Cyclists, let’s tone down the environmental angle. Arguments about the environmental and economic benefits of cycling are all well and good, but by over-focusing on these elements we run the risk of alienating a lot of people while missing out on the greater point. Increased bicycle infrastructure should ultimately be about safety and allowing everyone to feel comfortable riding their bike, including the timid. This is, after all, mostly who bike lanes are for. There are plenty of us out there now, with the bicycle network as pitiful as it is, pedaling away everyday. While I would love to ride in a bike lane along Spadina, the absence of one is not enough to keep me off the street. As do many others in this city, I feel confident enough to — as Rob Ford says — swim with the sharks. The important point, however, is that you shouldn’t have to possess nerves of steel just to get to work. Cassidy writes about how in the 1980s when he biked around New York he would frequently arrive shaking with fear — if that’s not a good argument for increased bicycle infrastructure, I’m not sure what is.

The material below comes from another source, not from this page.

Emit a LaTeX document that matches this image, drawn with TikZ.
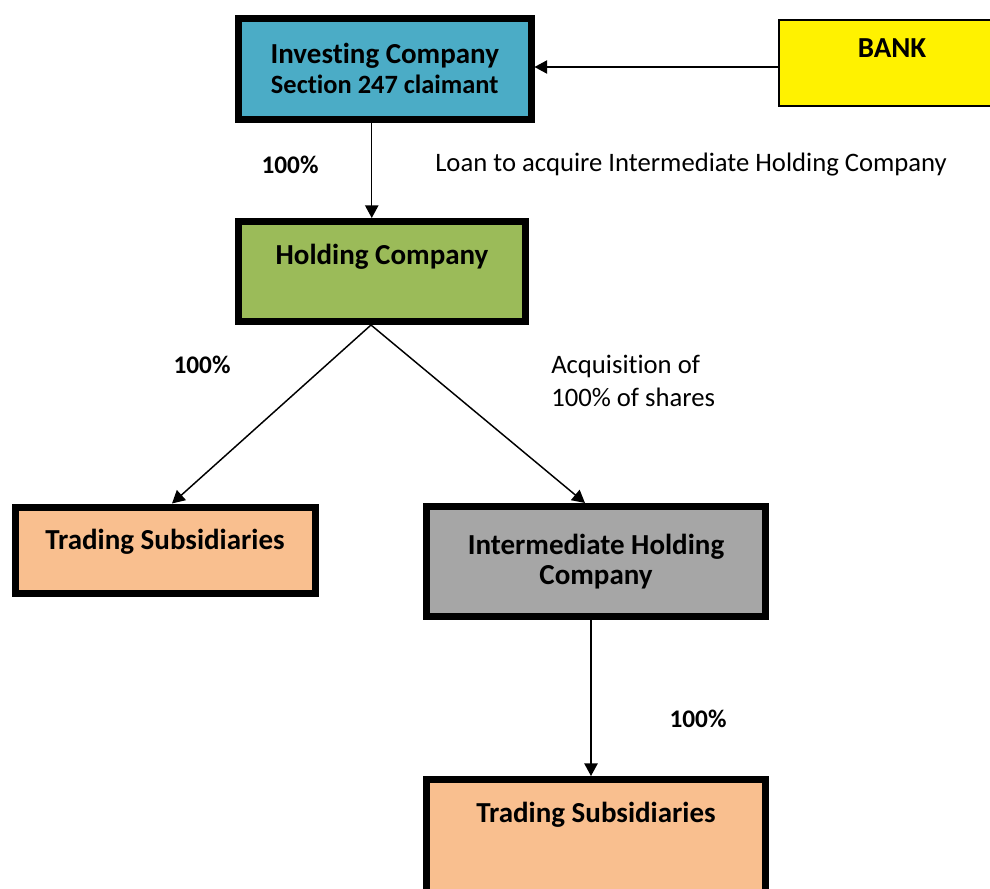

Let’s stop demonizing everyone based on the actions of a few. There are certainly bad cyclists out there, and I’ve almost been hit on the sidewalk several times by a few of them. But I’ve also almost been hit crossing the street by terrible drivers talking on cell phones and running stop signs. This doesn’t mean that every motorist is a negligent jerk, just as every cyclist isn’t a law-breaking hooligan. Taking every opportunity to point an indignant finger and proclaim “Aha! See?” gets us nowhere fast.
As StreetsblogNYC pointed out in a handy pie chart, even in a city that has taken a very proactive stance toward bicycle and pedestrian infrastructure, the allocation of road space in New York has barely budged. I’m sure a similar pie chart of Toronto or Vancouver road space allocation would show a similar trend.
It’s time both sides put away their swords and focused their energy on implementing “complete streets” that provide space for cars, transit, pedestrian and bikes. Let’s tell a different story.